Exercise aim: Repeat exactly the lines running from the first line of the data to the line containing "320, 360, 400]", both ends included, and nothing else; drop the pictures.

Data shown:
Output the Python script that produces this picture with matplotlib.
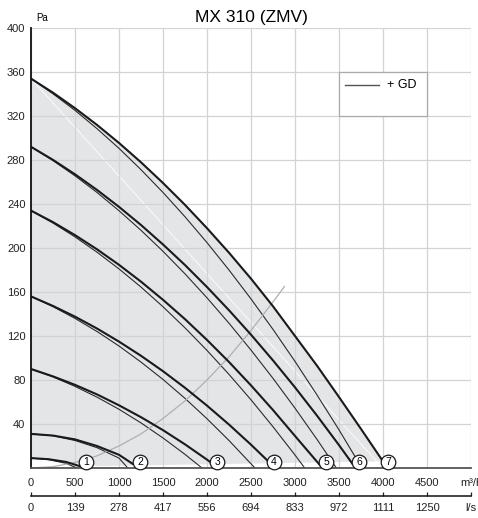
import numpy as np
import matplotlib
matplotlib.use("Agg")
import matplotlib.pyplot as plt
from matplotlib.patches import Rectangle

plt.rcParams["font.family"] = ["Liberation Sans", "DejaVu Sans"]

# airflow ticks (m3/h) and matching l/s labels
m3h_ticks = [0, 500, 1000, 1500, 2000, 2500, 3000, 3500, 4000, 4500, 5000]
m3h_labels = ["0", "500", "1000", "1500", "2000", "2500", "3000", "3500", "4000", "4500", "m³/h"]
ls_labels = ["0", "139", "278", "417", "556", "694", "833", "972", "1111", "1250", "l/s"]
pa_ticks = [40, 80, 120, 160, 200, 240, 280, 320, 360, 400]

# fan curves, bare fan (thick) and with GD (thin)
c7_x = [0, 250, 500, 750, 1000, 1250, 1500, 1750, 2000, 2250, 2500, 2750, 3000, 3250, 3500, 3750, 4000]
c7_pa = [354, 341.2, 327.1, 311.9, 295.5, 277.9, 259.1, 239.2, 218, 195.7, 172.1, 147, 120, 93, 64.5, 35.5, 6]
g7_x = [0, 250, 500, 750, 1000, 1250, 1500, 1750, 2000, 2250, 2500, 2750, 3000, 3250, 3500, 3760]
g7_pa = [354, 340.2, 325.1, 308.5, 290.6, 271.2, 250.5, 228.4, 204.9, 180, 153.7, 126, 96.9, 66.4, 34.7, 0]

c6_x = [0, 250, 500, 750, 1000, 1250, 1500, 1750, 2000, 2250, 2500, 2750, 3000, 3250, 3500, 3660]
c6_pa = [292, 280.1, 267, 252.8, 237.4, 220.9, 203.2, 184.5, 164.5, 143.4, 121.2, 97.8, 73.3, 47.6, 20.8, 3]
g6_x = [0, 250, 500, 750, 1000, 1250, 1500, 1750, 2000, 2250, 2500, 2750, 3000, 3250, 3470]
g6_pa = [292, 279.5, 265.6, 250.5, 233.9, 216.1, 197, 176.5, 154.7, 131.6, 107.2, 81.5, 54.4, 26, 0]

c5_x = [0, 250, 500, 750, 1000, 1250, 1500, 1750, 2000, 2250, 2500, 2750, 3000, 3290]
c5_pa = [234, 223.5, 211.7, 198.8, 184.7, 169.4, 152.9, 135.3, 116.4, 96.4, 75.1, 52.7, 29.1, 2]
g5_x = [0, 250, 500, 750, 1000, 1250, 1500, 1750, 2000, 2250, 2500, 2750, 3000, 3110]
g5_pa = [234, 222.7, 210.1, 196.2, 181, 164.5, 146.6, 127.4, 106.9, 85.1, 62, 37.5, 11.8, 0]

c4_x = [0, 250, 500, 750, 1000, 1250, 1500, 1750, 2000, 2250, 2500, 2710]
c4_pa = [156, 147.3, 137.6, 126.8, 114.9, 102, 88, 72.9, 56.7, 39.5, 21.2, 5]
g4_x = [0, 250, 500, 750, 1000, 1250, 1500, 1750, 2000, 2250, 2545]
g4_pa = [156, 146.7, 136, 124.1, 110.9, 96.3, 80.5, 63.3, 44.8, 25, 0]

c3_x = [0, 250, 500, 750, 1000, 1250, 1500, 1750, 2000, 2045]
c3_pa = [90, 83.3, 75.6, 66.9, 57, 46.2, 34.4, 21.5, 7.6, 5]
g3_x = [0, 250, 500, 750, 1000, 1250, 1500, 1750, 1943]
g3_pa = [90, 82.8, 74.2, 64.4, 53.4, 41, 27.3, 12.4, 0]

c2_x = [0, 250, 500, 750, 1000, 1170]
c2_pa = [31, 29.5, 26, 20, 12, 3]
g2_x = [0, 250, 500, 750, 1000, 1100]
g2_pa = [31, 29.3, 25, 18.5, 9, 0]

c1_x = [0, 200, 400, 560]
c1_pa = [9, 8, 5.5, 1.5]
g1_x = [0, 200, 400, 520]
g1_pa = [9, 7.6, 4.2, 0]

# faint white line across the shaded field
w_x = [0, 3950]
w_pa = [354, 4]

# system curve
sys_x = [0, 250, 500, 750, 1000, 1250, 1500, 1750, 2000, 2250, 2500, 2750, 2880]
sys_pa = [0, 1.2, 5, 11, 20, 31, 45, 61, 80, 101, 125, 151, 165]

# speed labels
lab_x = [625, 1239, 2114, 2761, 3352, 3727, 4057]
lab_pa = [5.5, 5.5, 5.5, 5.5, 5.5, 5.5, 5.5]
lab_txt = ["1", "2", "3", "4", "5", "6", "7"]

fig = plt.figure(figsize=(4.78, 5.18), dpi=100)
ax = fig.add_axes([31 / 478, 50 / 518, 440 / 478, 440 / 518])
ax.set_xlim(0, 5000)
ax.set_ylim(0, 400)

# shaded working area
ax.fill(c7_x + c1_x[::-1], c7_pa + c1_pa[::-1], color="#e4e5e7", lw=0, zorder=1)
ax.plot(w_x, w_pa, color="white", lw=0.6, zorder=1.2)

ax.set_axisbelow("line")
ax.grid(True, color="#d3d3d3", lw=0.9)

thick = [(c1_x, c1_pa), (c2_x, c2_pa), (c3_x, c3_pa), (c4_x, c4_pa),
         (c5_x, c5_pa), (c6_x, c6_pa), (c7_x, c7_pa)]
thin = [(g1_x, g1_pa), (g2_x, g2_pa), (g3_x, g3_pa), (g4_x, g4_pa),
        (g5_x, g5_pa), (g6_x, g6_pa), (g7_x, g7_pa)]
for xs, ys in thin:
    ax.plot(xs, ys, color="#2a2a2a", lw=0.8, zorder=2, solid_capstyle="butt")
for xs, ys in thick:
    ax.plot(xs, ys, color="#1a1a1a", lw=1.5, zorder=2.1, solid_capstyle="butt")

ax.plot(sys_x, sys_pa, color="#b0b0b0", lw=0.9, zorder=2)

ax.plot(lab_x, lab_pa, "o", ms=10.5, mfc="white", mec="#1a1a1a", mew=0.9, zorder=3, clip_on=False)
for x, y, t in zip(lab_x, lab_pa, lab_txt):
    ax.text(x, y, t, ha="center", va="center", fontsize=7.5, zorder=4)

ax.set_xticks(m3h_ticks, labels=m3h_labels)
ax.set_yticks(pa_ticks)
ax.tick_params(length=0, labelsize=8, colors="#222222")
ax.tick_params(axis="x", pad=7)
ax.tick_params(axis="y", pad=4)

for s in ["top", "right"]:
    ax.spines[s].set_visible(False)
ax.spines["left"].set_color("#111111")
ax.spines["left"].set_linewidth(1.3)
ax.spines["bottom"].set_color("#555555")
ax.spines["bottom"].set_linewidth(1.3)

# second scale in l/s
sec = ax.secondary_xaxis(-28 / 440, functions=(lambda v: v / 3.6, lambda v: v * 3.6))
sec.set_xticks([v / 3.6 for v in m3h_ticks], labels=ls_labels)
sec.tick_params(direction="in", length=3, width=0.9, labelsize=8, pad=5, colors="#222222")
sec.spines["bottom"].set_color("#111111")
sec.spines["bottom"].set_linewidth(1.1)

# legend box
ax.add_patch(Rectangle((3500, 320), 1000, 40, fc="white", ec="#aaaaaa", lw=0.9, zorder=3))
ax.plot([3570, 3960], [348.5, 348.5], color="#555555", lw=1.0, zorder=4)
ax.text(4040, 348.5, "+ GD", fontsize=9, va="center", ha="left", zorder=4)

ax.text(0.012, 1.012, "Pa", transform=ax.transAxes, fontsize=7, va="bottom", ha="left")
fig.text(251 / 478, 1 - 22 / 518, "MX 310 (ZMV)", fontsize=12.5, ha="center", va="baseline")

fig.savefig("out.png", dpi=100)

Correct result:
Output the Python script that produces this picture with matplotlib.
import numpy as np
import matplotlib
matplotlib.use("Agg")
import matplotlib.pyplot as plt
from matplotlib.patches import Rectangle

plt.rcParams["font.family"] = ["Liberation Sans", "DejaVu Sans"]

# airflow ticks (m3/h) and matching l/s labels
m3h_ticks = [0, 500, 1000, 1500, 2000, 2500, 3000, 3500, 4000, 4500, 5000]
m3h_labels = ["0", "500", "1000", "1500", "2000", "2500", "3000", "3500", "4000", "4500", "m³/h"]
ls_labels = ["0", "139", "278", "417", "556", "694", "833", "972", "1111", "1250", "l/s"]
pa_ticks = [40, 80, 120, 160, 200, 240, 280, 320, 360, 400]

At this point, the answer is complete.